Your task is to extract every entry that follows word for word while excluding the pictures.

Items from a dataset:

++++++++

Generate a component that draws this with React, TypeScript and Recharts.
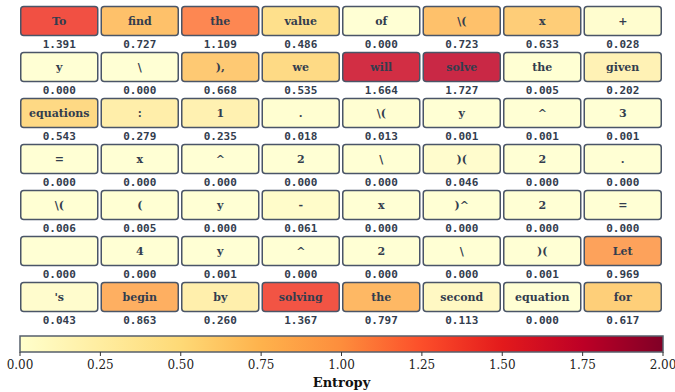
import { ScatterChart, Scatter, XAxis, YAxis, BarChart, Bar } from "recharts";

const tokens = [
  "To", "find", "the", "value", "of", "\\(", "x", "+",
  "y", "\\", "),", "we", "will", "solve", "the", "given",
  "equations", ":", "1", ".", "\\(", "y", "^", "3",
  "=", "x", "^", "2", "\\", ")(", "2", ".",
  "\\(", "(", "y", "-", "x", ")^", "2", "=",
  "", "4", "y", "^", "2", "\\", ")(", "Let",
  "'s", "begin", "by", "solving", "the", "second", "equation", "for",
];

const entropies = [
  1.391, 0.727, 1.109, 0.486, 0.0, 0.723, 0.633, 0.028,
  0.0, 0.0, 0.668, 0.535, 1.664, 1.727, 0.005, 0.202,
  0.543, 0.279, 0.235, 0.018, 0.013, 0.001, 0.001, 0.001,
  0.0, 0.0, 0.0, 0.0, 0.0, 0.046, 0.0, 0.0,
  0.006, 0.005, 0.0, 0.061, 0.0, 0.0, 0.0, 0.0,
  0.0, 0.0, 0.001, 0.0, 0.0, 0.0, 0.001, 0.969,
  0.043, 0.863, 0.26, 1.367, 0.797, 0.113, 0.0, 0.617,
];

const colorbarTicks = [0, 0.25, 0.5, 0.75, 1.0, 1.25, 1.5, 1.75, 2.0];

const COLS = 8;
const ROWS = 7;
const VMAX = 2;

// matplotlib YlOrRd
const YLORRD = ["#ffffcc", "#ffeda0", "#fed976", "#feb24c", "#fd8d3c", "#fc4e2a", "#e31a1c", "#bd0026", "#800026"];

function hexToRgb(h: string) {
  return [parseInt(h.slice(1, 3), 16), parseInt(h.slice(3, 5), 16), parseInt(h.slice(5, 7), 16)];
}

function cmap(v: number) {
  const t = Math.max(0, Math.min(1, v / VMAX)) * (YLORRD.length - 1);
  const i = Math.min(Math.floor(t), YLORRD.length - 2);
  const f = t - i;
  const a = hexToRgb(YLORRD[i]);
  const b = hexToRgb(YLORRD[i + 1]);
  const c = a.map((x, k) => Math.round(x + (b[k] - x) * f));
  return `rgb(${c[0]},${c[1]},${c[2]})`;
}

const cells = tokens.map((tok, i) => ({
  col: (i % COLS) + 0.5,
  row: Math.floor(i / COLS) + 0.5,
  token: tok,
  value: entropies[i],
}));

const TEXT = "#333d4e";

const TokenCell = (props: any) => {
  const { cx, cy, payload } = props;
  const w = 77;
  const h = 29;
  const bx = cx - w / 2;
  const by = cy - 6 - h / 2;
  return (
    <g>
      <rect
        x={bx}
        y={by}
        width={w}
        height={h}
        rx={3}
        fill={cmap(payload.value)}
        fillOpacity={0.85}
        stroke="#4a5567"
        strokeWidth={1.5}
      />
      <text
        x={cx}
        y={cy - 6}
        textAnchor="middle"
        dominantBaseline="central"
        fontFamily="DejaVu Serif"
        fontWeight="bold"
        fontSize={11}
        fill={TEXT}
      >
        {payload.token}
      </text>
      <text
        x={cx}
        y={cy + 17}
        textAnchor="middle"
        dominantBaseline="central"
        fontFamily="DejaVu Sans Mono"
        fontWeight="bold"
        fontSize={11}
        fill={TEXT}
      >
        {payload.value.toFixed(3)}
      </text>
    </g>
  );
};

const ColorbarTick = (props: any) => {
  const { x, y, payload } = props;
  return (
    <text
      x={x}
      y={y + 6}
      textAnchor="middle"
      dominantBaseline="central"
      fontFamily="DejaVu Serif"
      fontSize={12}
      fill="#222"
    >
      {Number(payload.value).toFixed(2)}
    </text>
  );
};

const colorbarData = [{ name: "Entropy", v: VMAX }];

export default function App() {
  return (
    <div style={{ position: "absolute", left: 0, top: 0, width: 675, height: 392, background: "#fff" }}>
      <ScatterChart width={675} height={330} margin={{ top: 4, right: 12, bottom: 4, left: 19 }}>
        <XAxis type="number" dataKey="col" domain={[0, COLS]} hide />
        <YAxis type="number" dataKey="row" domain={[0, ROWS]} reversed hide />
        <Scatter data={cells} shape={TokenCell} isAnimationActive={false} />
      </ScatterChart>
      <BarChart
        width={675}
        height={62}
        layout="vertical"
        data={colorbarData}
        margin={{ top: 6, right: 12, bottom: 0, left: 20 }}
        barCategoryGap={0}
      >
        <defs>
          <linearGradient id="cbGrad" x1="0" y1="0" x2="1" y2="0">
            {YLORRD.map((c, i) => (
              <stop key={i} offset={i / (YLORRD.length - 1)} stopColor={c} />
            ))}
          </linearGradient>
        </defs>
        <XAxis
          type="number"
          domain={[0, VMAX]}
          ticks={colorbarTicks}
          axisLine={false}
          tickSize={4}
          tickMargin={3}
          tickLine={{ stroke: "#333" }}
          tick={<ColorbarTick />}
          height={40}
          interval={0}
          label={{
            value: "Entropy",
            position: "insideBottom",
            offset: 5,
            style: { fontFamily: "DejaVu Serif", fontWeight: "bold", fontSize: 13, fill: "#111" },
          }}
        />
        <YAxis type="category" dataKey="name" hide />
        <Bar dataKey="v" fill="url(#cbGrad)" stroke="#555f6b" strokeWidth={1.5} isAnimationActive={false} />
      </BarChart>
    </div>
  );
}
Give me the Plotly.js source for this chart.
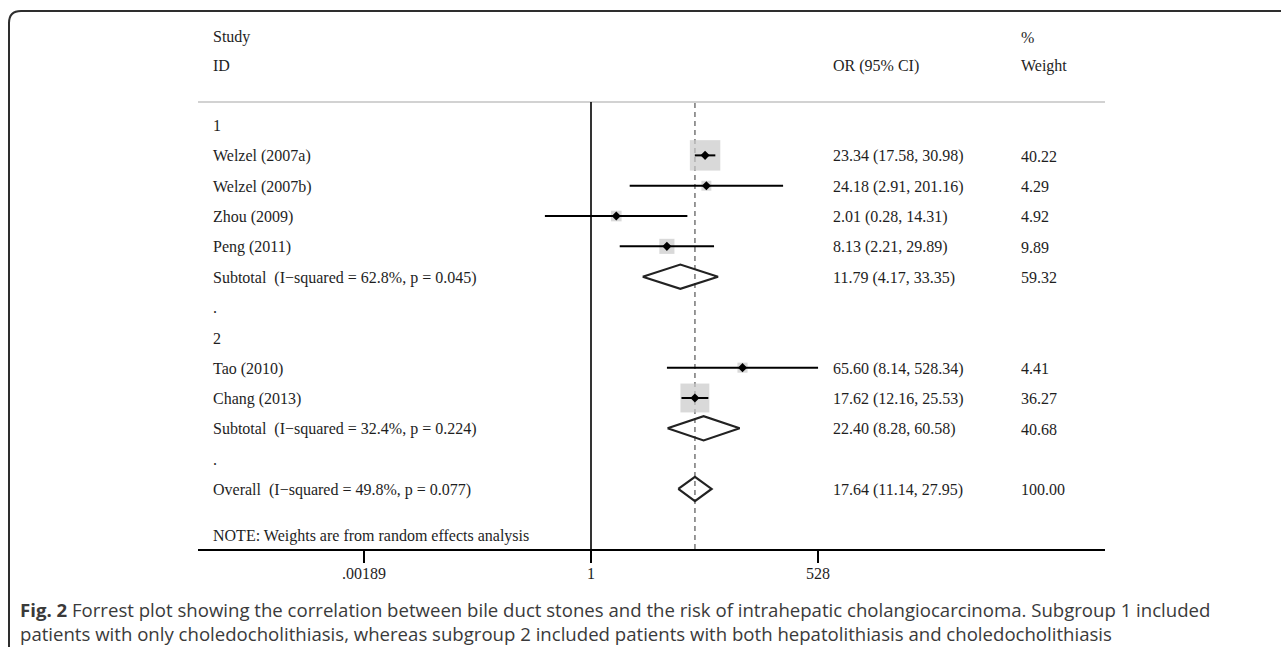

++++++++

Result for this exercise:
Generate a component that draws this with React, TypeScript and Recharts.
import { ScatterChart, Scatter, XAxis, YAxis, BarChart, Bar } from "recharts";

const tokens = [
  "To", "find", "the", "value", "of", "\\(", "x", "+",
  "y", "\\", "),", "we", "will", "solve", "the", "given",
  "equations", ":", "1", ".", "\\(", "y", "^", "3",
  "=", "x", "^", "2", "\\", ")(", "2", ".",
  "\\(", "(", "y", "-", "x", ")^", "2", "=",
  "", "4", "y", "^", "2", "\\", ")(", "Let",
  "'s", "begin", "by", "solving", "the", "second", "equation", "for",
];

const entropies = [
  1.391, 0.727, 1.109, 0.486, 0.0, 0.723, 0.633, 0.028,
  0.0, 0.0, 0.668, 0.535, 1.664, 1.727, 0.005, 0.202,
  0.543, 0.279, 0.235, 0.018, 0.013, 0.001, 0.001, 0.001,
  0.0, 0.0, 0.0, 0.0, 0.0, 0.046, 0.0, 0.0,
  0.006, 0.005, 0.0, 0.061, 0.0, 0.0, 0.0, 0.0,
  0.0, 0.0, 0.001, 0.0, 0.0, 0.0, 0.001, 0.969,
  0.043, 0.863, 0.26, 1.367, 0.797, 0.113, 0.0, 0.617,
];

const colorbarTicks = [0, 0.25, 0.5, 0.75, 1.0, 1.25, 1.5, 1.75, 2.0];

const COLS = 8;
const ROWS = 7;
const VMAX = 2;

// matplotlib YlOrRd
const YLORRD = ["#ffffcc", "#ffeda0", "#fed976", "#feb24c", "#fd8d3c", "#fc4e2a", "#e31a1c", "#bd0026", "#800026"];

function hexToRgb(h: string) {
  return [parseInt(h.slice(1, 3), 16), parseInt(h.slice(3, 5), 16), parseInt(h.slice(5, 7), 16)];
}

function cmap(v: number) {
  const t = Math.max(0, Math.min(1, v / VMAX)) * (YLORRD.length - 1);
  const i = Math.min(Math.floor(t), YLORRD.length - 2);
  const f = t - i;
  const a = hexToRgb(YLORRD[i]);
  const b = hexToRgb(YLORRD[i + 1]);
  const c = a.map((x, k) => Math.round(x + (b[k] - x) * f));
  return `rgb(${c[0]},${c[1]},${c[2]})`;
}

const cells = tokens.map((tok, i) => ({
  col: (i % COLS) + 0.5,
  row: Math.floor(i / COLS) + 0.5,
  token: tok,
  value: entropies[i],
}));

const TEXT = "#333d4e";

const TokenCell = (props: any) => {
  const { cx, cy, payload } = props;
  const w = 77;
  const h = 29;
  const bx = cx - w / 2;
  const by = cy - 6 - h / 2;
  return (
    <g>
      <rect
        x={bx}
        y={by}
        width={w}
        height={h}
        rx={3}
        fill={cmap(payload.value)}
        fillOpacity={0.85}
        stroke="#4a5567"
        strokeWidth={1.5}
      />
      <text
        x={cx}
        y={cy - 6}
        textAnchor="middle"
        dominantBaseline="central"
        fontFamily="DejaVu Serif"
        fontWeight="bold"
        fontSize={11}
        fill={TEXT}
      >
        {payload.token}
      </text>
      <text
        x={cx}
        y={cy + 17}
        textAnchor="middle"
        dominantBaseline="central"
        fontFamily="DejaVu Sans Mono"
        fontWeight="bold"
        fontSize={11}
        fill={TEXT}
      >
        {payload.value.toFixed(3)}
      </text>
    </g>
  );
};

const ColorbarTick = (props: any) => {
  const { x, y, payload } = props;
  return (
    <text
      x={x}
      y={y + 6}
      textAnchor="middle"
      dominantBaseline="central"
      fontFamily="DejaVu Serif"
      fontSize={12}
      fill="#222"
    >
      {Number(payload.value).toFixed(2)}
    </text>
  );
};

const colorbarData = [{ name: "Entropy", v: VMAX }];

export default function App() {
  return (
    <div style={{ position: "absolute", left: 0, top: 0, width: 675, height: 392, background: "#fff" }}>
      <ScatterChart width={675} height={330} margin={{ top: 4, right: 12, bottom: 4, left: 19 }}>
        <XAxis type="number" dataKey="col" domain={[0, COLS]} hide />
        <YAxis type="number" dataKey="row" domain={[0, ROWS]} reversed hide />
        <Scatter data={cells} shape={TokenCell} isAnimationActive={false} />
      </ScatterChart>
      <BarChart
        width={675}
        height={62}
        layout="vertical"
        data={colorbarData}
        margin={{ top: 6, right: 12, bottom: 0, left: 20 }}
        barCategoryGap={0}
      >
        <defs>
          <linearGradient id="cbGrad" x1="0" y1="0" x2="1" y2="0">
            {YLORRD.map((c, i) => (
              <stop key={i} offset={i / (YLORRD.length - 1)} stopColor={c} />
            ))}
          </linearGradient>
        </defs>
        <XAxis
          type="number"
          domain={[0, VMAX]}
          ticks={colorbarTicks}
          axisLine={false}
          tickSize={4}
          tickMargin={3}
          tickLine={{ stroke: "#333" }}
          tick={<ColorbarTick />}
          height={40}
          interval={0}
          label={{
            value: "Entropy",
            position: "insideBottom",
            offset: 5,
            style: { fontFamily: "DejaVu Serif", fontWeight: "bold", fontSize: 13, fill: "#111" },
          }}
        />
        <YAxis type="category" dataKey="name" hide />
        <Bar dataKey="v" fill="url(#cbGrad)" stroke="#555f6b" strokeWidth={1.5} isAnimationActive={false} />
      </BarChart>
    </div>
  );
}
Give me the Plotly.js source for this chart.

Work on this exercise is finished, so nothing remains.